When you sell your cryptocurrency for a profit there are tax consequences. The profit you made is taxable either as a capital gain or as business income. You are required to report that income or capital gain on your tax return.
How you have to report it depends on whether you held it as a long term investment, in which case it is treated as a capital gain , or whether you bought and sold it for a quick profit, in which case it is treated as business income. Capital gains are taxed at 50% and business income is taxed at 100%, so it is obviously better from a tax point of view to have your sale categorised as a capital gain.
There is no hard and fast rule as to how long you have to hold your cryptocurrency for it to be considered a capital gain as opposed to business income. Some of the factors that the Canada Revenue Agency will look at though include: 1) the frequency of your trade(s); 2) what your intention was when you purchased the currency; 3) the length of time you held it; 4) whether this was a one-off or have you made several buy and sell transactions; and 5) were you dealing in just one cryptocurrency or were you dealing in more than one.

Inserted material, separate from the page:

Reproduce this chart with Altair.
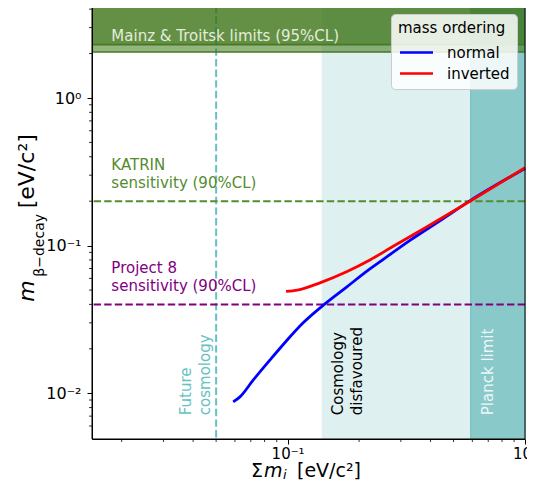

If you do not report your income or capital gains from your cryptocurrency transactions, the CRA will eventually catch up with you and will assess you with penalties and interest on top of any tax you owe. They might even prosecute you criminally. You may be able to reduce the penalties and interest by applying for a tax amnesty through the Voluntary Disclosure Program( “VDP”) and requesting a correction to your income tax return under the VDP. The VDP program is tricky though, since they changed the rules a few years ago, and you will need a tax attorney to assist you.